Le bras de fer entre les auteurs français et les géants de la tech s’intensifie. Les principales associations de défense des écrivains et éditeurs viennent d’assigner Meta en justice. Elles accusent la firme d’avoir utilisé des œuvres protégées sans autorisation pour entraîner ses modèles d’IA.
Ce recours, déposé devant le tribunal judiciaire de Paris, marque une première en France contre une entreprise de l’IA.
Le Syndicat national de l’édition (SNE), la Société des gens de lettres (SGDL) et le Syndicat national des auteurs et des compositeurs (SNAC) affirment avoir découvert de nombreuses œuvres protégées dans les bases de données utilisées par Meta. Selon Vincent Montagne, président du SNE, « de nombreuses œuvres éditées par nos membres figurent dans ces corpus de données ».
Le groupe californien a notamment eu recours, jusqu’en 2023, à Books3, une base de données contenant près de 200 000 livres, dont certains en français. Cette exploitation, réalisée sans l’accord des ayants droit, a permis à Meta d’améliorer son modèle d’IA générative Llama, utilisé notamment sur Facebook et Instagram.
Une vague de procédures contre Meta et les géants de l’IA
Cette assignation intervient alors que des procédures similaires se multiplient dans le monde.

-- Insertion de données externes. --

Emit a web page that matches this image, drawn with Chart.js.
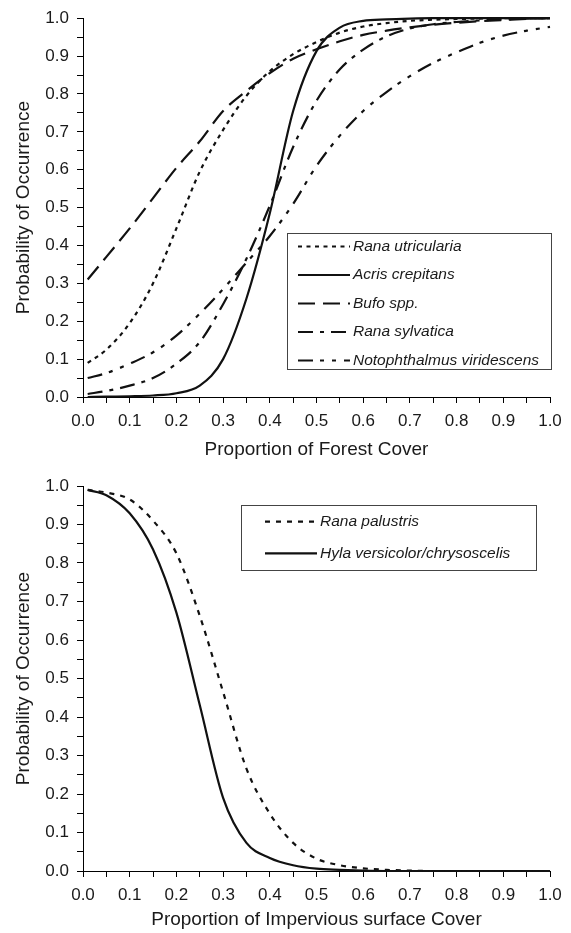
<!DOCTYPE html>
<html>
<head>
<meta charset="utf-8">
<script src="https://cdn.jsdelivr.net/npm/chart.js@4"></script>
<style>
  html, body { margin: 0; padding: 0; background: #ffffff; }
  #wrap { position: relative; width: 571px; height: 933px; }
  .panel { position: absolute; left: 0; width: 571px; }
</style>
</head>
<body>
<div id="wrap">
  <div class="panel" style="top:0;height:466px"><canvas id="forestChart"></canvas></div>
  <div class="panel" style="top:466px;height:467px"><canvas id="imperviousChart"></canvas></div>
</div>
<script>
// ---------- data ----------
const forestCover = [0.01, 0.05, 0.10, 0.15, 0.20, 0.25, 0.30, 0.35, 0.40, 0.45, 0.50,
                     0.55, 0.60, 0.65, 0.70, 0.75, 0.80, 0.85, 0.90, 0.95, 1.00];
const ranaUtricularia = [0.09, 0.125, 0.195, 0.30, 0.445, 0.595, 0.705, 0.795, 0.86, 0.905, 0.937,
                         0.962, 0.978, 0.987, 0.993, 0.996, 0.998, 0.999, 1.0, 1.0, 1.0];
const acrisCrepitans = [0.0, 0.001, 0.002, 0.004, 0.01, 0.03, 0.10, 0.26, 0.485, 0.755, 0.913,
                        0.975, 0.993, 0.997, 0.999, 1.0, 1.0, 1.0, 1.0, 1.0, 1.0];
const bufoSpp = [0.31, 0.37, 0.445, 0.525, 0.605, 0.675, 0.755, 0.808, 0.855, 0.893, 0.918,
                 0.939, 0.956, 0.967, 0.976, 0.983, 0.988, 0.992, 0.995, 0.998, 1.0];
const ranaSylvatica = [0.008, 0.016, 0.03, 0.05, 0.088, 0.145, 0.245, 0.365, 0.505, 0.66, 0.782,
                       0.865, 0.917, 0.952, 0.973, 0.984, 0.99, 0.994, 0.997, 0.999, 1.0];
const notophthalmusViridescens = [0.05, 0.063, 0.088, 0.118, 0.162, 0.22, 0.285, 0.355, 0.425, 0.51, 0.61,
                                  0.69, 0.755, 0.805, 0.847, 0.882, 0.91, 0.935, 0.954, 0.967, 0.977];

const imperviousCover = [0.01, 0.05, 0.10, 0.15, 0.20, 0.25, 0.30, 0.35, 0.40, 0.45, 0.50,
                         0.55, 0.60, 0.65, 0.70, 0.75, 0.80, 0.85, 0.90, 0.95, 1.00];
const ranaPalustris = [0.99, 0.983, 0.965, 0.91, 0.825, 0.663, 0.465, 0.266, 0.149, 0.073, 0.032,
                       0.015, 0.007, 0.003, 0.001, 0.0, 0.0, 0.0, 0.0, 0.0, 0.0];
const hylaVersicolor = [0.99, 0.976, 0.929, 0.835, 0.671, 0.431, 0.19, 0.073, 0.034, 0.015, 0.006,
                        0.003, 0.001, 0.0, 0.0, 0.0, 0.0, 0.0, 0.0, 0.0, 0.0];

const tickLabels = ['0.0', '0.1', '0.2', '0.3', '0.4', '0.5', '0.6', '0.7', '0.8', '0.9', '1.0'];

const forestTitle = 'Proportion of Forest Cover';
const imperviousTitle = 'Proportion of Impervious surface Cover';
const yTitle = 'Probability of Occurrence';

// ---------- styling ----------
const FONT = "'Liberation Sans', Arial, Helvetica, sans-serif";
const INK = '#1a1a1a';
const LINE = '#111111';
Chart.defaults.font.family = FONT;
Chart.defaults.color = INK;
Chart.defaults.animation = false;

function tickCallback(value) {
  const k = Math.round(value * 20);
  return k % 2 === 0 ? tickLabels[k / 2] : '';
}

function pts(xs, ys) { return xs.map((x, i) => ({ x: x, y: ys[i] })); }

function series(label, xs, ys, dash) {
  return {
    label: label,
    data: pts(xs, ys),
    borderColor: LINE,
    backgroundColor: LINE,
    borderWidth: 2.2,
    borderDash: dash,
    borderCapStyle: 'butt',
    pointRadius: 0,
    pointHoverRadius: 0,
    fill: false,
    cubicInterpolationMode: 'monotone',
    clip: false
  };
}

// legend drawn inside a framed box in the plot, as in the reference
const boxLegend = {
  id: 'boxLegend',
  afterDraw(chart, args, o) {
    const ctx = chart.ctx;
    ctx.save();
    ctx.fillStyle = '#ffffff';
    ctx.fillRect(o.left, o.top, o.right - o.left, o.bottom - o.top);
    ctx.strokeStyle = '#444444';
    ctx.lineWidth = 1;
    ctx.setLineDash([]);
    ctx.strokeRect(Math.round(o.left) + 0.5, Math.round(o.top) + 0.5,
                   Math.round(o.right - o.left), Math.round(o.bottom - o.top));
    chart.data.datasets.forEach((ds, i) => {
      const y = o.rows[i];
      ctx.beginPath();
      ctx.setLineDash(ds.borderDash || []);
      ctx.lineCap = 'butt';
      ctx.lineWidth = ds.borderWidth;
      ctx.strokeStyle = ds.borderColor;
      ctx.moveTo(o.sampleX1, y);
      ctx.lineTo(o.sampleX2, y);
      ctx.stroke();
      ctx.setLineDash([]);
      ctx.fillStyle = INK;
      ctx.font = 'italic ' + o.fontSize + 'px ' + FONT;
      ctx.textBaseline = 'middle';
      ctx.textAlign = 'left';
      ctx.fillText(ds.label, o.textX, y);
    });
    ctx.restore();
  }
};

function axes(xTitle, xHeight, xTitlePad) {
  const tickFont = { size: 17 };
  const gridCfg = { drawOnChartArea: false, drawTicks: true, tickLength: 6, color: '#000000', lineWidth: 1 };
  return {
    x: {
      type: 'linear', min: 0, max: 1,
      ticks: { stepSize: 0.05, autoSkip: false, maxRotation: 0, minRotation: 0, padding: 8,
               callback: tickCallback, font: tickFont, color: INK },
      grid: gridCfg,
      border: { display: true, color: '#000000', width: 1 },
      title: { display: true, text: xTitle, color: INK, font: { size: 19 },
               padding: { top: 0, bottom: xTitlePad } },
      afterFit(s) { s.height = xHeight; }
    },
    y: {
      type: 'linear', min: 0, max: 1,
      ticks: { stepSize: 0.05, autoSkip: false, padding: 8,
               callback: tickCallback, font: tickFont, color: INK },
      grid: gridCfg,
      border: { display: true, color: '#000000', width: 1 },
      title: { display: true, text: yTitle, color: INK, font: { size: 19 },
               padding: { top: 12, bottom: 0 } },
      afterFit(s) { s.width = 83; }
    }
  };
}

new Chart(document.getElementById('forestChart'), {
  type: 'line',
  data: {
    datasets: [
      series('Rana utricularia', forestCover, ranaUtricularia, [4, 4.5]),
      series('Acris crepitans', forestCover, acrisCrepitans, []),
      series('Bufo spp.', forestCover, bufoSpp, [17, 8]),
      series('Rana sylvatica', forestCover, ranaSylvatica, [15, 7, 4, 7]),
      series('Notophthalmus viridescens', forestCover, notophthalmusViridescens, [15, 7, 4, 8, 4, 8])
    ]
  },
  options: {
    responsive: true,
    maintainAspectRatio: false,
    layout: { padding: { top: 15, right: 21, bottom: 0, left: 0 } },
    scales: axes(forestTitle, 69, 4.6),
    plugins: {
      legend: { display: false },
      tooltip: { enabled: false },
      boxLegend: { left: 287, top: 232.5, right: 551, bottom: 368,
                   rows: [246.5, 275, 303.5, 332, 360.5],
                   sampleX1: 298, sampleX2: 350, textX: 353, fontSize: 15.5 }
    },
    events: []
  },
  plugins: [boxLegend]
});

new Chart(document.getElementById('imperviousChart'), {
  type: 'line',
  data: {
    datasets: [
      series('Rana palustris', imperviousCover, ranaPalustris, [5, 6]),
      series('Hyla versicolor/chrysoscelis', imperviousCover, hylaVersicolor, [])
    ]
  },
  options: {
    responsive: true,
    maintainAspectRatio: false,
    layout: { padding: { top: 20, right: 21, bottom: 0, left: 0 } },
    scales: axes(imperviousTitle, 62, 1.6),
    plugins: {
      legend: { display: false },
      tooltip: { enabled: false },
      boxLegend: { left: 241, top: 39, right: 536, bottom: 104,
                   rows: [55.7, 87.3],
                   sampleX1: 265, sampleX2: 317, textX: 320, fontSize: 15.5 }
    },
    events: []
  },
  plugins: [boxLegend]
});
</script>
</body>
</html>
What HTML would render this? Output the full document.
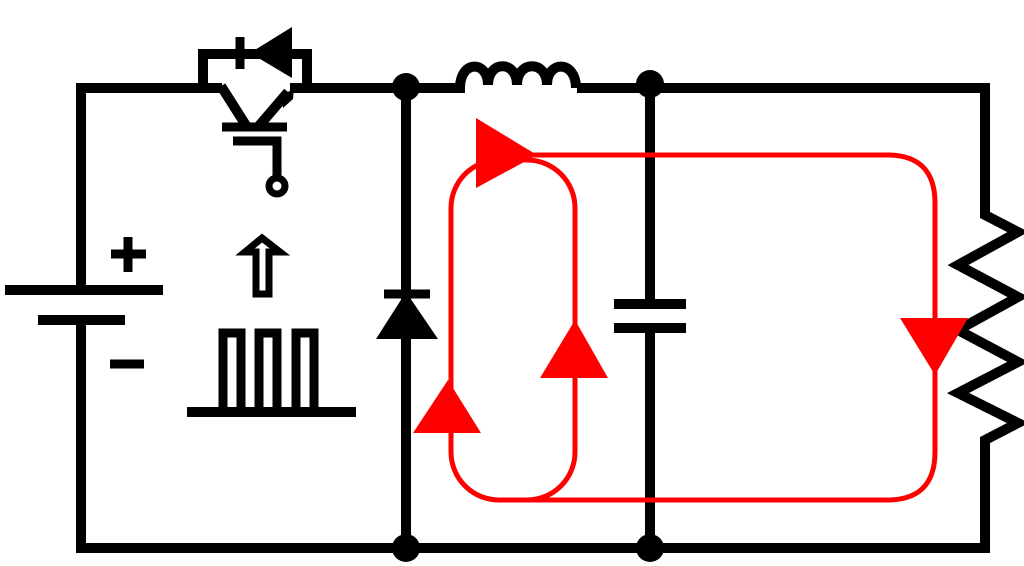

Aux États-Unis, Meta fait déjà face à une plainte de l’actrice et autrice Sarah Silverman. Cette plainte accuse l’entreprise d’avoir utilisé ses livres sans autorisation. Le romancier Christopher Farnsworth a, lui aussi, intenté une action contre le groupe en octobre 2024.
D’autres entreprises de l’IA sont également visées par des actions en justice. OpenAI, la société derrière ChatGPT, est poursuivie aux États-Unis, au Canada et en Inde. Cette multiplication des procès met en lumière une tension croissante entre les créateurs de contenu et les grandes entreprises technologiques.
Un combat « David contre Goliath »
Les représentants des auteurs français dénoncent un vol à grande échelle. « On est en présence d’un pillage monumental », s’indigne Maïa Bensimon, déléguée générale du SNAC. Pour Renaud Lefebvre, directeur général du SNE, cette procédure est avant tout un combat pour le respect du droit d’auteur.
« C’est un petit David contre Goliath », affirme-t-il pour souligner l’impact symbolique de cette action. L’objectif, selon les plaignants, n’est pas d’obtenir des dommages et intérêts colossaux, mais d’imposer une reconnaissance du droit des auteurs et une rémunération équitable.
Meta et la défense du « fair use »
Face à ces accusations, Meta tente de se défendre en invoquant la notion de « fair use » (usage raisonnable). Il s’agit d’un concept du droit américain permettant l’exploitation de contenus protégés sous certaines conditions. Une ligne de défense qui ne convainc pas les auteurs, pour qui l’intelligence artificielle ne doit pas se développer au détriment de la culture et de la création.
« La création d’un marché de l’IA ne peut pas se concevoir au détriment du secteur de la culture », martèle Vincent Montagne.
Au-delà du simple conflit juridique, cette affaire s’intègre dans un cadre plus large de régulation de l’IA en Europe. L’Union européenne travaille activement sur des règles visant à encadrer l’utilisation des contenus protégés par les modèles d’IA.
Les plaignants espèrent que cette action contribuera à établir des règles claires et protectrices pour les créateurs. Contacté, Meta n’a pas encore réagi à cette assignation, mais la bataille ne fait que commencer.